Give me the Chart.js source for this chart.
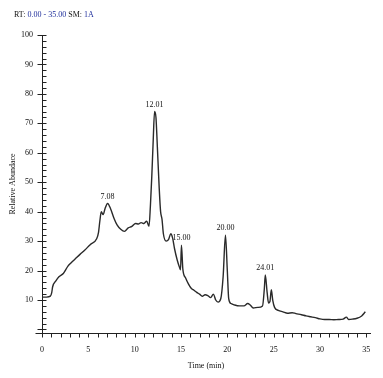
<!DOCTYPE html>
<html lang="en">
<head>
<meta charset="UTF-8">
<title>Chromatogram</title>
<script src="https://cdn.jsdelivr.net/npm/chart.js@4.4.0/dist/chart.umd.min.js"></script>
<style>
  body { margin: 0; background: #fff; }
  #wrap { width: 383px; height: 378px; position: relative; }
</style>
</head>
<body>
<div id="wrap"><canvas id="myChart"></canvas></div>
<script>
// retention time (min) and relative abundance
const times = [0.0, 0.5, 0.9, 1.05, 1.15, 1.5, 1.8, 2.3, 2.8, 3.2, 3.6, 4.1, 4.6, 5.2, 5.9, 6.1, 6.25, 6.4, 6.6, 6.8, 7.08, 7.4, 7.8, 8.1, 8.5, 8.9,
  9.3, 9.7, 10.1, 10.4, 10.7, 11.0, 11.3, 11.55, 11.7, 11.85, 12.0, 12.15, 12.3, 12.45, 12.65, 12.8, 12.95, 13.1, 13.4, 13.65, 13.9, 14.1,
  14.3, 14.6, 14.85, 14.95, 15.05, 15.2, 15.5, 15.8, 16.1, 16.4, 16.7, 17.0, 17.3, 17.6, 17.9, 18.2, 18.5, 18.75, 19.0, 19.3, 19.55, 19.8,
  20.0, 20.15, 20.4, 20.8, 21.3, 21.8, 22.2, 22.5, 22.8, 23.3, 23.8, 24.0, 24.1, 24.3, 24.45, 24.6, 24.75, 24.9, 25.1, 25.5, 26.0, 26.5,
  27.0, 27.4, 28.0, 28.5, 29.0, 29.5, 30.0, 30.5, 31.0, 31.5, 32.0, 32.5, 32.85, 33.1, 33.5, 34.0, 34.5, 34.9];
const abundance = [11.0, 11.0, 11.3, 12.5, 14.5, 16.5, 17.8, 19.0, 21.5, 22.8, 24.0, 25.5, 26.9, 28.8, 30.8, 33.0, 37.0, 40.0, 39.0, 41.0, 42.8, 41.0, 37.5, 35.5, 34.0, 33.3,
  34.5, 35.0, 36.0, 35.8, 36.3, 36.0, 36.8, 35.0, 42.0, 52.0, 64.0, 74.0, 72.0, 62.0, 48.0, 40.0, 37.5, 32.5, 30.0, 30.5, 32.5, 31.0,
  27.5, 23.5, 21.0, 20.3, 28.6, 20.5, 17.5, 15.5, 14.0, 13.3, 12.6, 12.0, 11.3, 11.8, 11.5, 10.8, 12.0, 10.0, 9.3, 10.5, 18.0, 32.0,
  20.0, 10.5, 8.8, 8.3, 8.0, 8.0, 8.8, 8.2, 7.3, 7.5, 8.0, 14.0, 18.5, 12.5, 9.0, 9.5, 13.5, 10.0, 7.5, 6.5, 6.0, 5.5,
  5.7, 5.4, 5.0, 4.6, 4.3, 4.0, 3.6, 3.4, 3.4, 3.3, 3.4, 3.5, 4.2, 3.4, 3.5, 3.8, 4.6, 6.0];

const peakLabels = ['7.08', '12.01', '15.00', '20.00', '24.01'];
const peakTimes = [7.08, 12.15, 15.05, 19.8, 24.1];

const xTicks = [0, 5, 10, 15, 20, 25, 30, 35];
const yTicks = [10, 20, 30, 40, 50, 60, 70, 80, 90, 100];

const serif = '"Liberation Serif", "DejaVu Serif", serif';

// tick marks, axis crossing, peak labels and the RT header
const chromDeco = {
  id: 'chromDeco',
  afterDraw(chart) {
    const { ctx, scales: { x, y } } = chart;
    const ax = Math.round(x.left) + 0.5;
    const ay = Math.round(y.bottom) + 0.5;
    ctx.save();
    ctx.strokeStyle = '#222';
    ctx.lineWidth = 1;
    ctx.beginPath();
    ctx.moveTo(ax - 7, ay); ctx.lineTo(ax, ay);
    ctx.moveTo(ax, ay); ctx.lineTo(ax, ay + 4);
    for (let v = 0; v <= 100; v += 2) {
      const py = Math.round(y.getPixelForValue(v)) + 0.5;
      if (v % 10 === 0) { ctx.moveTo(ax - 5, py); ctx.lineTo(ax + 4, py); }
      else { ctx.moveTo(ax, py); ctx.lineTo(ax + 4, py); }
    }
    for (let t = 1; t <= 35; t++) {
      const px = Math.round(x.getPixelForValue(t)) + 0.5;
      ctx.moveTo(px, ay); ctx.lineTo(px, ay + 4);
    }
    ctx.stroke();

    // peak labels above the apex
    ctx.font = '8px ' + serif;
    ctx.fillStyle = '#111';
    ctx.textAlign = 'center';
    ctx.textBaseline = 'bottom';
    peakLabels.forEach((lab, i) => {
      let best = 0;
      times.forEach((t, j) => { if (Math.abs(t - peakTimes[i]) < Math.abs(times[best] - peakTimes[i])) best = j; });
      const px = x.getPixelForValue(times[best]);
      const py = y.getPixelForValue(abundance[best]);
      ctx.fillText(lab, px, py - 3);
    });

    // header
    const parts = [['RT: ', '#111'], ['0.00 - 35.00', '#1f2f9c'], [' SM: ', '#111'], ['1A', '#1f2f9c']];
    ctx.textAlign = 'left';
    ctx.textBaseline = 'middle';
    let hx = 14;
    parts.forEach(([txt, col]) => {
      ctx.fillStyle = col;
      ctx.fillText(txt, hx, 15);
      hx += ctx.measureText(txt).width;
    });
    ctx.restore();
  }
};

const ctx = document.getElementById('myChart').getContext('2d');
const myChart = new Chart(ctx, {
  type: 'line',
  data: {
    datasets: [{
      data: times.map((t, i) => ({ x: t, y: abundance[i] })),
      borderColor: '#2a2a2a',
      borderWidth: 1.4,
      pointRadius: 0,
      cubicInterpolationMode: 'monotone',
      fill: false
    }]
  },
  options: {
    responsive: true,
    maintainAspectRatio: false,
    animation: false,
    layout: { padding: { top: 35, right: 13, left: 0, bottom: 0 } },
    plugins: { legend: { display: false }, tooltip: { enabled: false } },
    scales: {
      x: {
        type: 'linear',
        min: 0,
        max: 35.4,
        afterFit: s => { s.height = 45; },
        afterBuildTicks: s => { s.ticks = xTicks.map(v => ({ value: v })); },
        grid: { display: false, drawTicks: false },
        border: { display: true, color: '#222', width: 1 },
        ticks: { color: '#111', font: { family: serif, size: 8 }, padding: 12, maxRotation: 0 },
        title: { display: true, text: 'Time (min)', color: '#111', font: { family: serif, size: 8 }, padding: { top: 0, bottom: 7 } }
      },
      y: {
        min: -1.2,
        max: 100,
        afterFit: s => { s.width = 42; },
        afterBuildTicks: s => { s.ticks = yTicks.map(v => ({ value: v })); },
        grid: { display: false, drawTicks: false },
        border: { display: true, color: '#222', width: 1 },
        ticks: { color: '#111', font: { family: serif, size: 8 }, padding: 9 },
        title: { display: true, text: 'Relative Abundace', color: '#111', font: { family: serif, size: 8 }, padding: { top: 8, bottom: 0 } }
      }
    }
  },
  plugins: [chromDeco]
});
</script>
</body>
</html>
+ + + + + + +
Omit every picture while copying the listing above exactly.

Give me the Chart.js source for this chart.
<!DOCTYPE html>
<html lang="en">
<head>
<meta charset="UTF-8">
<title>Chromatogram</title>
<script src="https://cdn.jsdelivr.net/npm/chart.js@4.4.0/dist/chart.umd.min.js"></script>
<style>
  body { margin: 0; background: #fff; }
  #wrap { width: 383px; height: 378px; position: relative; }
</style>
</head>
<body>
<div id="wrap"><canvas id="myChart"></canvas></div>
<script>
// retention time (min) and relative abundance
const times = [0.0, 0.5, 0.9, 1.05, 1.15, 1.5, 1.8, 2.3, 2.8, 3.2, 3.6, 4.1, 4.6, 5.2, 5.9, 6.1, 6.25, 6.4, 6.6, 6.8, 7.08, 7.4, 7.8, 8.1, 8.5, 8.9,
  9.3, 9.7, 10.1, 10.4, 10.7, 11.0, 11.3, 11.55, 11.7, 11.85, 12.0, 12.15, 12.3, 12.45, 12.65, 12.8, 12.95, 13.1, 13.4, 13.65, 13.9, 14.1,
  14.3, 14.6, 14.85, 14.95, 15.05, 15.2, 15.5, 15.8, 16.1, 16.4, 16.7, 17.0, 17.3, 17.6, 17.9, 18.2, 18.5, 18.75, 19.0, 19.3, 19.55, 19.8,
  20.0, 20.15, 20.4, 20.8, 21.3, 21.8, 22.2, 22.5, 22.8, 23.3, 23.8, 24.0, 24.1, 24.3, 24.45, 24.6, 24.75, 24.9, 25.1, 25.5, 26.0, 26.5,
  27.0, 27.4, 28.0, 28.5, 29.0, 29.5, 30.0, 30.5, 31.0, 31.5, 32.0, 32.5, 32.85, 33.1, 33.5, 34.0, 34.5, 34.9];
const abundance = [11.0, 11.0, 11.3, 12.5, 14.5, 16.5, 17.8, 19.0, 21.5, 22.8, 24.0, 25.5, 26.9, 28.8, 30.8, 33.0, 37.0, 40.0, 39.0, 41.0, 42.8, 41.0, 37.5, 35.5, 34.0, 33.3,
  34.5, 35.0, 36.0, 35.8, 36.3, 36.0, 36.8, 35.0, 42.0, 52.0, 64.0, 74.0, 72.0, 62.0, 48.0, 40.0, 37.5, 32.5, 30.0, 30.5, 32.5, 31.0,
  27.5, 23.5, 21.0, 20.3, 28.6, 20.5, 17.5, 15.5, 14.0, 13.3, 12.6, 12.0, 11.3, 11.8, 11.5, 10.8, 12.0, 10.0, 9.3, 10.5, 18.0, 32.0,
  20.0, 10.5, 8.8, 8.3, 8.0, 8.0, 8.8, 8.2, 7.3, 7.5, 8.0, 14.0, 18.5, 12.5, 9.0, 9.5, 13.5, 10.0, 7.5, 6.5, 6.0, 5.5,
  5.7, 5.4, 5.0, 4.6, 4.3, 4.0, 3.6, 3.4, 3.4, 3.3, 3.4, 3.5, 4.2, 3.4, 3.5, 3.8, 4.6, 6.0];

const peakLabels = ['7.08', '12.01', '15.00', '20.00', '24.01'];
const peakTimes = [7.08, 12.15, 15.05, 19.8, 24.1];

const xTicks = [0, 5, 10, 15, 20, 25, 30, 35];
const yTicks = [10, 20, 30, 40, 50, 60, 70, 80, 90, 100];

const serif = '"Liberation Serif", "DejaVu Serif", serif';

// tick marks, axis crossing, peak labels and the RT header
const chromDeco = {
  id: 'chromDeco',
  afterDraw(chart) {
    const { ctx, scales: { x, y } } = chart;
    const ax = Math.round(x.left) + 0.5;
    const ay = Math.round(y.bottom) + 0.5;
    ctx.save();
    ctx.strokeStyle = '#222';
    ctx.lineWidth = 1;
    ctx.beginPath();
    ctx.moveTo(ax - 7, ay); ctx.lineTo(ax, ay);
    ctx.moveTo(ax, ay); ctx.lineTo(ax, ay + 4);
    for (let v = 0; v <= 100; v += 2) {
      const py = Math.round(y.getPixelForValue(v)) + 0.5;
      if (v % 10 === 0) { ctx.moveTo(ax - 5, py); ctx.lineTo(ax + 4, py); }
      else { ctx.moveTo(ax, py); ctx.lineTo(ax + 4, py); }
    }
    for (let t = 1; t <= 35; t++) {
      const px = Math.round(x.getPixelForValue(t)) + 0.5;
      ctx.moveTo(px, ay); ctx.lineTo(px, ay + 4);
    }
    ctx.stroke();

    // peak labels above the apex
    ctx.font = '8px ' + serif;
    ctx.fillStyle = '#111';
    ctx.textAlign = 'center';
    ctx.textBaseline = 'bottom';
    peakLabels.forEach((lab, i) => {
      let best = 0;
      times.forEach((t, j) => { if (Math.abs(t - peakTimes[i]) < Math.abs(times[best] - peakTimes[i])) best = j; });
      const px = x.getPixelForValue(times[best]);
      const py = y.getPixelForValue(abundance[best]);
      ctx.fillText(lab, px, py - 3);
    });

    // header
    const parts = [['RT: ', '#111'], ['0.00 - 35.00', '#1f2f9c'], [' SM: ', '#111'], ['1A', '#1f2f9c']];
    ctx.textAlign = 'left';
    ctx.textBaseline = 'middle';
    let hx = 14;
    parts.forEach(([txt, col]) => {
      ctx.fillStyle = col;
      ctx.fillText(txt, hx, 15);
      hx += ctx.measureText(txt).width;
    });
    ctx.restore();
  }
};

const ctx = document.getElementById('myChart').getContext('2d');
const myChart = new Chart(ctx, {
  type: 'line',
  data: {
    datasets: [{
      data: times.map((t, i) => ({ x: t, y: abundance[i] })),
      borderColor: '#2a2a2a',
      borderWidth: 1.4,
      pointRadius: 0,
      cubicInterpolationMode: 'monotone',
      fill: false
    }]
  },
  options: {
    responsive: true,
    maintainAspectRatio: false,
    animation: false,
    layout: { padding: { top: 35, right: 13, left: 0, bottom: 0 } },
    plugins: { legend: { display: false }, tooltip: { enabled: false } },
    scales: {
      x: {
        type: 'linear',
        min: 0,
        max: 35.4,
        afterFit: s => { s.height = 45; },
        afterBuildTicks: s => { s.ticks = xTicks.map(v => ({ value: v })); },
        grid: { display: false, drawTicks: false },
        border: { display: true, color: '#222', width: 1 },
        ticks: { color: '#111', font: { family: serif, size: 8 }, padding: 12, maxRotation: 0 },
        title: { display: true, text: 'Time (min)', color: '#111', font: { family: serif, size: 8 }, padding: { top: 0, bottom: 7 } }
      },
      y: {
        min: -1.2,
        max: 100,
        afterFit: s => { s.width = 42; },
        afterBuildTicks: s => { s.ticks = yTicks.map(v => ({ value: v })); },
        grid: { display: false, drawTicks: false },
        border: { display: true, color: '#222', width: 1 },
        ticks: { color: '#111', font: { family: serif, size: 8 }, padding: 9 },
        title: { display: true, text: 'Relative Abundace', color: '#111', font: { family: serif, size: 8 }, padding: { top: 8, bottom: 0 } }
      }
    }
  },
  plugins: [chromDeco]
});
</script>
</body>
</html>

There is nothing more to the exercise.